Our tangent volume in this neighbourhood is

\begin{aligned}p_0 \wedge p_1 \wedge p_2&=\left( \gamma_0 + \gamma_3 \partial_0 f\right)\wedge\left( \gamma_1 + \gamma_3 \partial_1 f\right)\wedge\left( \gamma_2 + \gamma_3 \partial_2 f\right) \\ &=\left( \gamma_0 \gamma_1 + \gamma_0 \gamma_3 \partial_1 f+ \gamma_3 \gamma_1 \partial_0 f\right)\wedge\left( \gamma_2 + \gamma_3 \partial_2 f\right) \\ &=\gamma_{012} - \gamma_{023} \partial_1 f + \gamma_{123} \partial_0 f + \gamma_{013} \partial_2 f.\end{aligned} \hspace{\stretch{1}}(1.0.14)

Here the shorthand $\gamma_{ijk} = \gamma_i \gamma_j \gamma_k$ has been used. Can we factor out a 4D pseudoscalar from this and end up with a coherent result. We have

\begin{aligned}\gamma_{0123} \gamma^3 = \gamma_{012}\end{aligned} \hspace{\stretch{1}}(1.0.15a)

\begin{aligned}\gamma_{0123} \gamma^1 = \gamma_{023}\end{aligned} \hspace{\stretch{1}}(1.0.15b)

\begin{aligned}\gamma_{0123} \gamma^0 = -\gamma_{123}\end{aligned} \hspace{\stretch{1}}(1.0.15c)

\begin{aligned}\gamma_{0123} \gamma^2 = -\gamma_{013}.\end{aligned} \hspace{\stretch{1}}(1.0.15d)

This gives us

\begin{aligned}d^3 p=p_0 \wedge p_1 \wedge p_2=\gamma_{0123} \left(\gamma^3 - \gamma^1 \partial_1 f- \gamma^0 \partial_0 f- \gamma^2 \partial_2 f\right).\end{aligned} \hspace{\stretch{1}}(1.0.16)

With the usual 4d gradient definition (sum implied)

\begin{aligned}\nabla = \gamma^\mu \partial_\mu,\end{aligned} \hspace{\stretch{1}}(1.0.17)

we have

\begin{aligned}\nabla x^3 = \gamma^\mu \partial_\mu x^3 = \gamma^\mu {\delta_{\mu}}^3= \gamma^3,\end{aligned} \hspace{\stretch{1}}(1.0.18)

so we can write

\begin{aligned}d^3 p = \gamma_{0123} \nabla \left( x^3 - f(x^0, x^1, x^2) \right),\end{aligned} \hspace{\stretch{1}}(1.0.19)

so, finally, the “normal” to this surface volume element at this point is

\begin{aligned}\boxed{n = \nabla \left( x^3 - f(x^0, x^1, x^2) \right).}\end{aligned} \hspace{\stretch{1}}(1.0.20)

This is just like the 3D Euclidean result, with the exception that we need to look at the dual of a 3-volume “surface” instead of our normal 2d surface.

Also note that this is not a metric free result.
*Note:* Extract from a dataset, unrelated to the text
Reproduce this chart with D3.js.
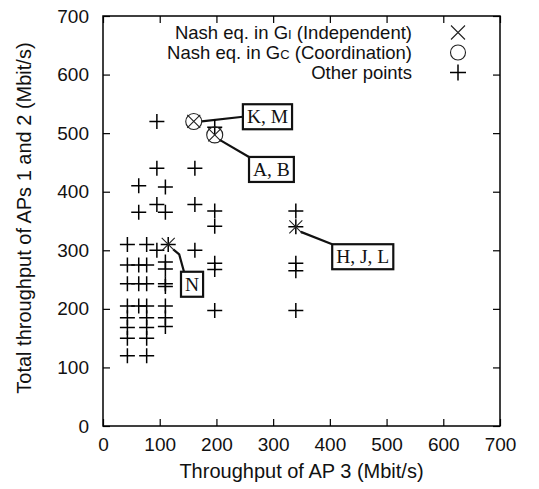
<!DOCTYPE html>
<html><head><meta charset="utf-8">
<script src="https://cdn.jsdelivr.net/npm/d3@7"></script>
<style>body{margin:0;background:#fff}svg{display:block}</style>
</head><body>
<svg id="c" width="539" height="489"></svg>
<script>
// ---- data ----
const xTicks = [0, 100, 200, 300, 400, 500, 600, 700];
const yTicks = [0, 100, 200, 300, 400, 500, 600, 700];
// Nash equilibria in G_I (independent)
const nashIX = [160, 197, 115, 340];
const nashIY = [520, 497, 310, 340];
// Nash equilibria in G_C (coordination)
const nashCX = [160, 197];
const nashCY = [520, 497];
// Other points
const otherX = [
  43, 43, 43, 43, 43, 43, 43, 43,
  63, 63, 63, 63, 63,
  77, 77, 77, 77, 77, 77, 77, 77,
  95, 95, 95, 95,
  110, 110, 110, 110, 110, 110, 110, 110, 110,
  162, 162, 162,
  197, 197, 197, 197, 197, 197,
  340, 340, 340, 340, 340,
  115
];
const otherY = [
  310, 275, 243, 205, 185, 168, 150, 120,
  410, 365, 275, 243, 205,
  310, 275, 243, 205, 185, 168, 150, 120,
  520, 440, 378, 300,
  408, 365, 280, 268, 243, 238, 205, 185, 170,
  440, 378, 300,
  510, 367, 341, 278, 267, 197,
  367, 340, 278, 265, 197,
  310
];
// Annotations: label, anchor point, box centre (data units)
const annLabels = ["K, M", "A, B", "H, J, L", "N"];
const annPX = [160, 197, 340, 115];
const annPY = [520, 497, 340, 310];
const annBX = [290, 297, 458, 157];
const annBY = [528, 438, 289, 242];
const legendLabels = [["Nash eq. in G", "I", " (Independent)"], ["Nash eq. in G", "C", " (Coordination)"], ["Other points", "", ""]];
const legendSymbols = ["x", "o", "+"];

// ---- layout ----
const svg = d3.select("#c");
const m = {l: 103, t: 16, r: 39, b: 63};
const W = 539 - m.l - m.r, H = 489 - m.t - m.b;
const x = d3.scaleLinear().domain([0, 700]).range([m.l, m.l + W]);
const y = d3.scaleLinear().domain([0, 700]).range([m.t + H, m.t]);
const FONT = "'Liberation Sans', Arial, Helvetica, sans-serif";
const SERIF = "'Liberation Serif', 'Times New Roman', serif";

// axes
const tickLen = 7;
const gx = svg.append("g").attr("transform", `translate(0,${m.t + H})`)
  .call(d3.axisBottom(x).tickValues(xTicks).tickSize(-tickLen).tickPadding(12).tickFormat(d3.format("d")));
const gxt = svg.append("g").attr("transform", `translate(0,${m.t})`)
  .call(d3.axisTop(x).tickValues(xTicks).tickSize(-tickLen).tickFormat(""));
const gy = svg.append("g").attr("transform", `translate(${m.l},0)`)
  .call(d3.axisLeft(y).tickValues(yTicks).tickSize(-tickLen).tickPadding(14).tickFormat(d3.format("d")));
const gyr = svg.append("g").attr("transform", `translate(${m.l + W},0)`)
  .call(d3.axisRight(y).tickValues(yTicks).tickSize(-tickLen).tickFormat(""));
[gx, gxt, gy, gyr].forEach(g => {
  g.select(".domain").remove();
  g.selectAll(".tick line").attr("stroke", "#000").attr("stroke-width", 1.2);
  g.selectAll("text").attr("font-family", FONT).attr("font-size", 19).attr("fill", "#111");
});
svg.append("rect").attr("x", m.l).attr("y", m.t).attr("width", W).attr("height", H)
  .attr("fill", "none").attr("stroke", "#000").attr("stroke-width", 1.5);

// axis titles
svg.append("text").attr("x", x(350)).attr("y", 478).attr("text-anchor", "middle")
  .attr("font-family", FONT).attr("font-size", 20).attr("fill", "#111")
  .text("Throughput of AP 3 (Mbit/s)");
svg.append("text").attr("transform", `translate(31,${y(355)}) rotate(-90)`).attr("text-anchor", "middle")
  .attr("font-family", FONT).attr("font-size", 20).attr("fill", "#111")
  .text("Total throughput of APs 1 and 2 (Mbit/s)");

// symbol drawers
const S = 7.5;
function plus(g, cx, cy, s = S) {
  g.append("path").attr("d", `M${cx - s},${cy}H${cx + s}M${cx},${cy - s}V${cy + s}`)
    .attr("stroke", "#000").attr("stroke-width", 1.5).attr("fill", "none");
}
function cross(g, cx, cy, s = 6.5) {
  g.append("path").attr("d", `M${cx - s},${cy - s}L${cx + s},${cy + s}M${cx - s},${cy + s}L${cx + s},${cy - s}`)
    .attr("stroke", "#222").attr("stroke-width", 1.1).attr("fill", "none");
}
function circ(g, cx, cy, r = 8) {
  g.append("circle").attr("cx", cx).attr("cy", cy).attr("r", r)
    .attr("stroke", "#222").attr("stroke-width", 1.1).attr("fill", "none");
}

// annotations (lines + boxes) first
const ann = svg.append("g");
annLabels.forEach((lab, i) => {
  const px = x(annPX[i]), py = y(annPY[i]);
  const bx = x(annBX[i]), by = y(annBY[i]);
  const t = ann.append("text").attr("x", bx).attr("y", by + 6.5).attr("text-anchor", "middle")
    .attr("font-family", SERIF).attr("font-size", 19.5).attr("fill", "#111").text(lab);
  const bb = t.node().getBBox();
  const padX = 4;
  const rx = bb.x - padX, ry = by - 12.5, rw = bb.width + 2 * padX, rh = 25;
  let d;
  if (lab === "N") {
    d = `M${px + 5},${py + 5}L${px + 11},${py + 10}L${rx + 3},${ry}`;
  } else if (lab === "K, M") {
    d = `M${px + 8},${py}L${rx},${by}`;
  } else {
    d = `M${px + 5},${py + 5}L${rx},${ry}`;
  }
  ann.insert("path", "text").attr("d", d).attr("stroke", "#111").attr("stroke-width", 2.2).attr("fill", "none");
  ann.insert("rect", "text").attr("x", rx).attr("y", ry).attr("width", rw).attr("height", rh)
    .attr("fill", "#fff").attr("stroke", "#111").attr("stroke-width", 2.2);
});

// points
const pts = svg.append("g");
otherX.forEach((v, i) => plus(pts, x(v), y(otherY[i])));
nashCX.forEach((v, i) => circ(pts, x(v), y(nashCY[i])));
nashIX.forEach((v, i) => cross(pts, x(v), y(nashIY[i])));

// legend
const lg = svg.append("g");
legendLabels.forEach((parts, i) => {
  const ly = 39 + i * 20;
  const t = lg.append("text").attr("x", 412).attr("y", ly).attr("text-anchor", "end")
    .attr("font-family", FONT).attr("font-size", 18.5).attr("fill", "#111");
  t.append("tspan").text(parts[0]);
  if (parts[1]) t.append("tspan").attr("font-size", 13).text(parts[1]);
  t.append("tspan").text(parts[2]);
  const sx = 458, sy = ly - 6.5;
  if (legendSymbols[i] === "x") cross(lg, sx, sy, 7);
  else if (legendSymbols[i] === "o") circ(lg, sx, sy, 7.5);
  else plus(lg, sx, sy, 8);
});
</script>
</body></html>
The metric choice is built into the definition of the gradient 1.0.17 and its associated reciprocal basis. For example with a $1,3$ metric where $\gamma_0^2 = 1, \gamma_k^2 = -1$, we have $\gamma^0 = \gamma_0$ and $\gamma^k = -\gamma_k$.

# References

[1] S.L. Salas, E. Hille, G.J. Etgen, and G.J. Etgen. Calculus: one and several variables. Wiley New York, 1990.